── Records for the exercise
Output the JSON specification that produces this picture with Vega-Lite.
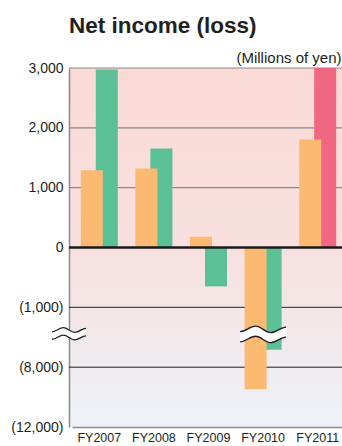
{
  "$schema": "https://vega.github.io/schema/vega-lite/v6.json",
  "autosize": "none",
  "width": 273,
  "height": 359,
  "padding": {"left": 69, "top": 68, "right": 0, "bottom": 19},
  "background": "#ffffff",
  "title": {
    "text": "Net income (loss)",
    "anchor": "start",
    "frame": "group",
    "fontSize": 22.5,
    "fontWeight": "bold",
    "font": "Liberation Sans",
    "color": "#231f20",
    "offset": 13
  },
  "config": {
    "view": {
      "stroke": null,
      "fill": {
        "gradient": "linear",
        "x1": 0, "y1": 0, "x2": 0, "y2": 1,
        "stops": [
          {"offset": 0, "color": "#fbdad5"},
          {"offset": 0.5, "color": "#f7e0de"},
          {"offset": 1, "color": "#edf2f8"}
        ]
      }
    },
    "axis": {"labelFont": "Liberation Sans", "titleFont": "Liberation Sans"}
  },
  "datasets": {
    "income": [
      {"fy": "FY2007", "series": "Consolidated", "value": 1290},
      {"fy": "FY2007", "series": "Non-consolidated", "value": 2975},
      {"fy": "FY2008", "series": "Consolidated", "value": 1320},
      {"fy": "FY2008", "series": "Non-consolidated", "value": 1655},
      {"fy": "FY2009", "series": "Consolidated", "value": 180},
      {"fy": "FY2009", "series": "Non-consolidated", "value": -650},
      {"fy": "FY2010", "series": "Consolidated", "value": -9480},
      {"fy": "FY2010", "series": "Non-consolidated", "value": -5950},
      {"fy": "FY2011", "series": "Consolidated", "value": 1805},
      {"fy": "FY2011", "series": "Non-consolidated (highlight)", "value": 3000}
    ],
    "grayGrid": [{"g": 3000}, {"g": 2000}, {"g": 1000}],
    "blackGrid": [{"g": -1000}, {"g": -8000}],
    "zeroLine": [{"g": 0}],
    "breaks": [{"fy": "FY2010", "v": -3900}]
  },
  "layer": [
    {
      "data": {"name": "grayGrid"},
      "mark": {"type": "rule", "color": "#8a8a8a", "strokeWidth": 1.2},
      "encoding": {
        "y": {
          "field": "g",
          "type": "quantitative",
          "scale": {"domain": [-12000, -8000, -1000, 3000], "range": [359, 299.2, 239.3, 0], "nice": false, "zero": false, "clamp": true},
          "axis": {
            "values": [3000, 2000, 1000, 0, -1000, -8000, -12000],
            "labelExpr": "datum.value < 0 ? '(' + format(-datum.value, ',') + ')' : format(datum.value, ',')",
            "labelFontSize": 14,
            "labelColor": "#231f20",
            "labelPadding": 6,
            "ticks": false,
            "grid": false,
            "domainColor": "#8a8a8a",
            "domainWidth": 1.5,
            "title": "(Millions of yen)",
            "titleAngle": 0,
            "titleX": 272,
            "titleY": -6,
            "titleAlign": "right",
            "titleBaseline": "alphabetic",
            "titleFontSize": 15,
            "titleFontWeight": "normal",
            "titleColor": "#231f20"
          }
        }
      }
    },
    {
      "data": {"name": "blackGrid"},
      "mark": {"type": "rule", "color": "#231f20", "strokeWidth": 1},
      "encoding": {"y": {"field": "g", "type": "quantitative"}}
    },
    {
      "data": {"name": "income"},
      "transform": [{"filter": "datum.series !== 'Consolidated'"}],
      "mark": {"type": "bar", "width": 22, "xOffset": 7.5, "clip": true},
      "encoding": {
        "x": {
          "field": "fy",
          "type": "nominal",
          "scale": {"range": [3, 276], "paddingInner": 0, "paddingOuter": 0},
          "axis": {
            "title": null,
            "labelAngle": 0,
            "labelFontSize": 12.5,
            "labelColor": "#231f20",
            "labelPadding": 4,
            "ticks": false,
            "domainColor": "#8a8a8a",
            "domainWidth": 1.5
          }
        },
        "y": {"field": "value", "type": "quantitative"},
        "color": {
          "field": "series",
          "type": "nominal",
          "scale": {
            "domain": ["Consolidated", "Non-consolidated", "Non-consolidated (highlight)"],
            "range": ["#fbb971", "#5bc096", "#f06782"]
          },
          "legend": null
        }
      }
    },
    {
      "data": {"name": "income"},
      "transform": [{"filter": "datum.series === 'Consolidated'"}],
      "mark": {"type": "bar", "width": 22, "xOffset": -7.5, "clip": true},
      "encoding": {
        "x": {"field": "fy", "type": "nominal"},
        "y": {"field": "value", "type": "quantitative"},
        "color": {"field": "series", "type": "nominal"}
      }
    },
    {
      "data": {"name": "zeroLine"},
      "mark": {"type": "rule", "color": "#1a1a1a", "strokeWidth": 2.4},
      "encoding": {"y": {"field": "g", "type": "quantitative"}}
    },
    {
      "data": {"name": "breaks"},
      "mark": {
        "type": "point",
        "shape": "M-1,-0.02 C-0.75,-0.02 -0.58,-0.26 -0.33,-0.26 C-0.08,-0.26 0.08,0.02 0.33,0.02 C0.58,0.02 0.75,-0.22 1,-0.22 L1,0.22 C0.75,0.22 0.58,0.46 0.33,0.46 C0.08,0.46 -0.08,0.18 -0.33,0.18 C-0.58,0.18 -0.75,0.42 -1,0.42 Z",
        "filled": true,
        "fill": "#ffffff",
        "strokeWidth": 0,
        "opacity": 1,
        "size": 2116
      },
      "encoding": {
        "x": {"field": "fy", "type": "nominal"},
        "y": {"field": "v", "type": "quantitative"}
      }
    },
    {
      "data": {"name": "breaks"},
      "mark": {
        "type": "point",
        "shape": "M-1,-0.02 C-0.75,-0.02 -0.58,-0.26 -0.33,-0.26 C-0.08,-0.26 0.08,0.02 0.33,0.02 C0.58,0.02 0.75,-0.22 1,-0.22 M1,0.22 C0.75,0.22 0.58,0.46 0.33,0.46 C0.08,0.46 -0.08,0.18 -0.33,0.18 C-0.58,0.18 -0.75,0.42 -1,0.42",
        "filled": false,
        "stroke": "#231f20",
        "strokeWidth": 1.3,
        "opacity": 1,
        "size": 2116
      },
      "encoding": {
        "x": {"field": "fy", "type": "nominal"},
        "y": {"field": "v", "type": "quantitative"}
      }
    },
    {
      "data": {"name": "breaks"},
      "mark": {
        "type": "point",
        "shape": "M-1,-0.02 C-0.75,-0.02 -0.58,-0.26 -0.33,-0.26 C-0.08,-0.26 0.08,0.02 0.33,0.02 C0.58,0.02 0.75,-0.22 1,-0.22 L1,0.22 C0.75,0.22 0.58,0.46 0.33,0.46 C0.08,0.46 -0.08,0.18 -0.33,0.18 C-0.58,0.18 -0.75,0.42 -1,0.42 Z",
        "filled": true,
        "fill": "#ffffff",
        "strokeWidth": 0,
        "opacity": 1,
        "size": 1156
      },
      "encoding": {
        "x": {"value": 0},
        "y": {"field": "v", "type": "quantitative"}
      }
    },
    {
      "data": {"name": "breaks"},
      "mark": {
        "type": "point",
        "shape": "M-1,-0.02 C-0.75,-0.02 -0.58,-0.26 -0.33,-0.26 C-0.08,-0.26 0.08,0.02 0.33,0.02 C0.58,0.02 0.75,-0.22 1,-0.22 M1,0.22 C0.75,0.22 0.58,0.46 0.33,0.46 C0.08,0.46 -0.08,0.18 -0.33,0.18 C-0.58,0.18 -0.75,0.42 -1,0.42",
        "filled": false,
        "stroke": "#231f20",
        "strokeWidth": 1.3,
        "opacity": 1,
        "size": 1156
      },
      "encoding": {
        "x": {"value": 0},
        "y": {"field": "v", "type": "quantitative"}
      }
    }
  ]
}
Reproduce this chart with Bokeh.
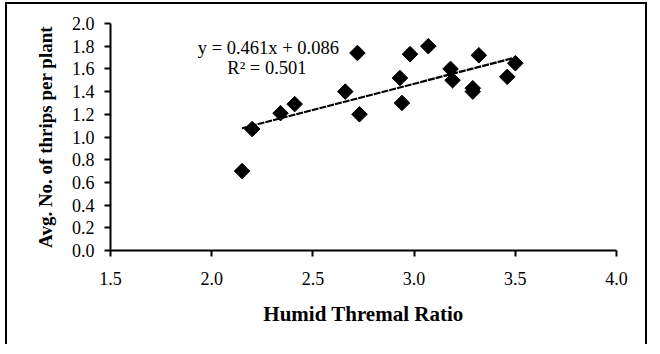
import numpy as np
from bokeh.plotting import figure
from bokeh.models import (FixedTicker, PrintfTickFormatter, Range1d, Label,
                          ColumnDataSource)
from bokeh.embed import file_html
from bokeh.resources import INLINE

# ---- data ----
humid_thermal_ratio = [2.15, 2.20, 2.34, 2.41, 2.66, 2.72, 2.73, 2.93, 2.94,
                       2.98, 3.07, 3.18, 3.19, 3.29, 3.29, 3.32, 3.46, 3.50]
thrips_per_plant = [0.70, 1.07, 1.21, 1.29, 1.40, 1.74, 1.20, 1.52, 1.30,
                    1.73, 1.80, 1.60, 1.50, 1.43, 1.40, 1.72, 1.53, 1.65]
trend_slope = 0.461
trend_intercept = 0.086
equation_text = "y = 0.461x + 0.086"
r2_text = "R² = 0.501"
x_ticks = [1.5, 2.0, 2.5, 3.0, 3.5, 4.0]
y_ticks = [0.0, 0.2, 0.4, 0.6, 0.8, 1.0, 1.2, 1.4, 1.6, 1.8, 2.0]
x_title = "Humid Thremal Ratio"
y_title = "Avg. No. of thrips per plant"

FONT = "Liberation Serif"

p = figure(width=642, height=342, x_range=Range1d(1.5, 4.0), y_range=Range1d(0, 2.0),
           output_backend="svg", toolbar_location=None,
           min_border_left=103, min_border_right=33, min_border_top=19,
           min_border_bottom=96, margin=(2, 0, -8, 5))
p.styles = {"border-top": "2px solid black", "border-left": "2px solid black",
            "border-right": "2px solid black"}
p.outline_line_color = None
p.grid.visible = False
p.background_fill_color = "white"
p.border_fill_color = "white"

for ax in (p.xaxis[0], p.yaxis[0]):
    ax.axis_line_width = 2
    ax.axis_line_color = "black"
    ax.major_tick_line_width = 2
    ax.major_tick_line_color = "black"
    ax.major_tick_in = 0
    ax.major_tick_out = 6
    ax.minor_tick_in = 0
    ax.minor_tick_out = 0
    ax.major_label_text_font = FONT
    ax.major_label_text_font_size = "18px"
    ax.major_label_text_color = "black"
    ax.axis_label_text_font = FONT
    ax.axis_label_text_font_style = "bold"
    ax.axis_label_text_color = "black"
    ax.formatter = PrintfTickFormatter(format="%.1f")

p.xaxis.ticker = FixedTicker(ticks=x_ticks)
p.yaxis.ticker = FixedTicker(ticks=y_ticks)
p.xaxis.axis_label = x_title
p.yaxis.axis_label = y_title
p.xaxis.axis_label_text_font_size = "21px"
p.yaxis.axis_label_text_font_size = "19px"
p.xaxis.major_label_standoff = 15
p.xaxis.axis_label_standoff = 14
p.yaxis.major_label_standoff = 10
p.yaxis.axis_label_standoff = 13

# trend line over the data span
xs = np.array([min(humid_thermal_ratio), max(humid_thermal_ratio)])
p.line(xs, trend_slope * xs + trend_intercept, line_color="black",
       line_width=2.2, line_dash="7 1")

src = ColumnDataSource(dict(x=humid_thermal_ratio, y=thrips_per_plant))
p.scatter("x", "y", source=src, marker="square", angle=np.pi / 4, size=11,
          fill_color="black", line_color="black")

p.add_layout(Label(x=2.28, y=1.786, text=equation_text, text_align="center",
                   text_baseline="middle", text_font=FONT, text_font_size="18.5px",
                   text_color="black"))
p.add_layout(Label(x=2.273, y=1.611, text=r2_text, text_align="center",
                   text_baseline="middle", text_font=FONT, text_font_size="18.5px",
                   text_color="black"))

open("out.html", "w").write(file_html(p, INLINE))
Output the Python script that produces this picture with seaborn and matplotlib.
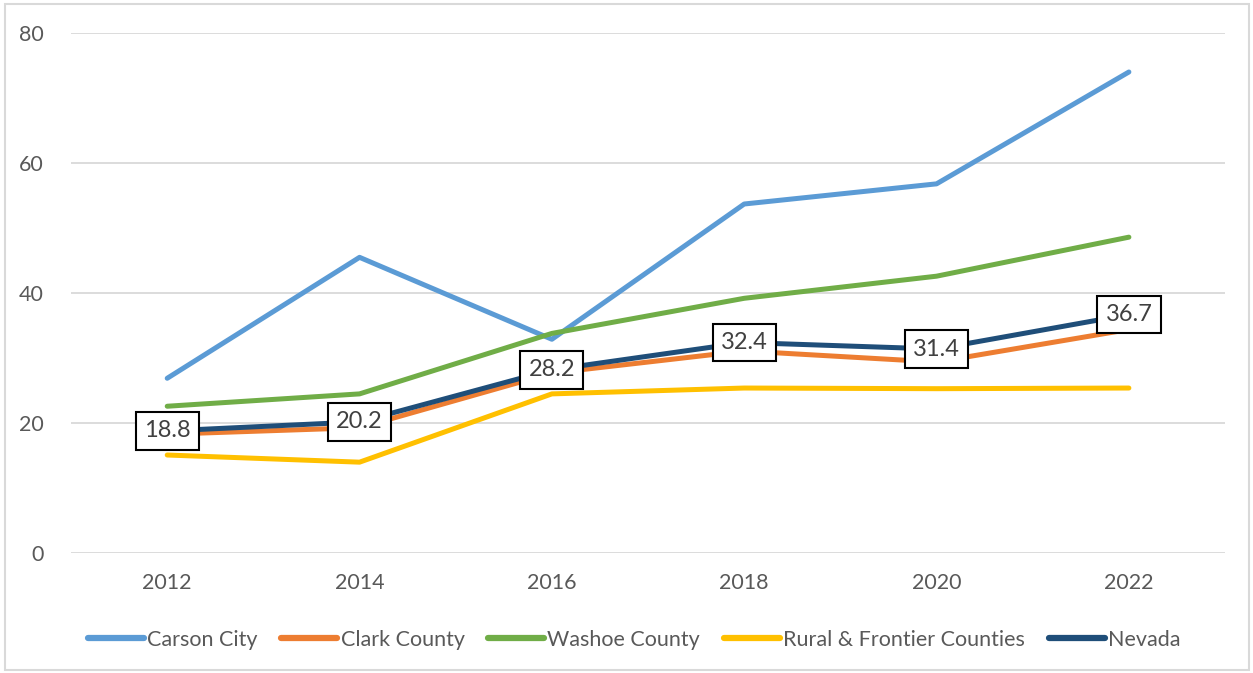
import pandas as pd
import matplotlib.pyplot as plt
import seaborn as sns
from matplotlib.patches import Rectangle

# Values
years = ["2012", "2014", "2016", "2018", "2020", "2022"]
carson_city = [26.9, 45.5, 32.9, 53.7, 56.8, 74.0]
clark_county = [18.3, 19.3, 27.7, 31.1, 29.4, 34.4]
washoe_county = [22.6, 24.5, 33.8, 39.2, 42.6, 48.6]
rural_frontier = [15.1, 14.0, 24.5, 25.4, 25.3, 25.4]
nevada = [18.8, 20.2, 28.2, 32.4, 31.4, 36.7]

series_names = ["Carson City", "Clark County", "Washoe County",
                "Rural & Frontier Counties", "Nevada"]
colors = ["#5B9BD5", "#ED7D31", "#70AD47", "#FFC000", "#1F4E79"]

rows = []
for name, vals in zip(series_names,
                      [carson_city, clark_county, washoe_county, rural_frontier, nevada]):
    for yr, v in zip(years, vals):
        rows.append({"year": yr, "value": v, "series": name})
df = pd.DataFrame(rows)

sns.set_style("white")
plt.rcParams["font.family"] = ["Lato", "DejaVu Sans"]
text_color = "#595959"

fig = plt.figure(figsize=(12.53, 6.73), dpi=100)
ax = fig.add_axes([0.0567, 0.178, 0.921, 0.773])

sns.lineplot(data=df, x="year", y="value", hue="series", hue_order=series_names,
             palette=colors, linewidth=3.6, ax=ax, sort=False)

# data labels on Nevada
for i, v in enumerate(nevada):
    ax.text(i, v, f"{v:.1f}", ha="center", va="center", fontsize=17, color="#404040",
            bbox=dict(boxstyle="square,pad=0.35", fc="white", ec="black", lw=1.5), zorder=10)

ax.set_xlim(-0.5, 5.5)
ax.set_ylim(0, 80)
ax.set_yticks([0, 20, 40, 60, 80])
ax.yaxis.grid(True, color="#D9D9D9", linewidth=1.3)
ax.set_axisbelow(True)
for s in ax.spines.values():
    s.set_visible(False)
ax.set_xlabel("")
ax.set_ylabel("")
ax.tick_params(axis="both", length=0, labelsize=15.5, labelcolor=text_color)
ax.tick_params(axis="y", pad=20)
ax.tick_params(axis="x", pad=14)

ax.legend(loc="upper center", bbox_to_anchor=(0.488, -0.11), ncol=5, frameon=False,
          fontsize=15.5, handlelength=2.6, handletextpad=0.15, columnspacing=1.1,
          labelcolor=text_color)
for line in ax.get_legend().get_lines():
    line.set_linewidth(4.5)
    line.set_solid_capstyle("round")

fig.patches.append(Rectangle((0.004, 0.004), 0.993, 0.99, transform=fig.transFigure,
                             fill=False, ec="#D9D9D9", lw=1.5))

fig.savefig("out.png", dpi=100)
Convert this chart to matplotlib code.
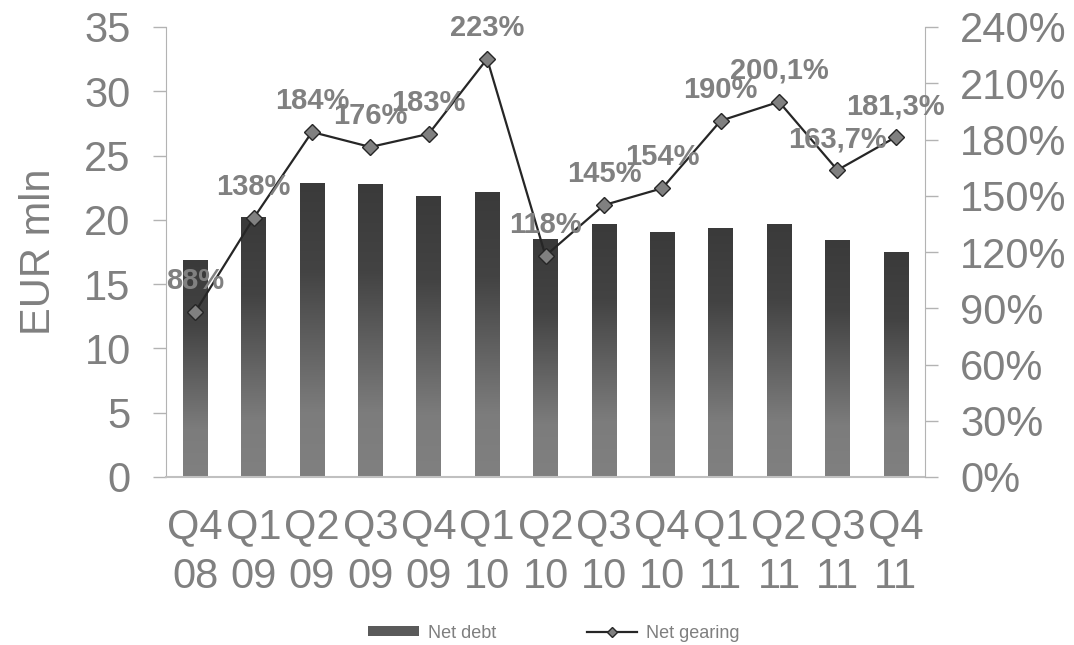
────
* [Brief] Word for word, repeat the lines above from the one with "Reproduce this chart with Bokeh." through the one with "from bokeh.resources import INLINE", and nothing beyond them. Omit the pictures.

* [Solution to the exercise]
Reproduce this chart with Bokeh.
import numpy as np
from bokeh.plotting import figure
from bokeh.models import (FixedTicker, PrintfTickFormatter, Range1d, Label,
                          ColumnDataSource)
from bokeh.embed import file_html
from bokeh.resources import INLINE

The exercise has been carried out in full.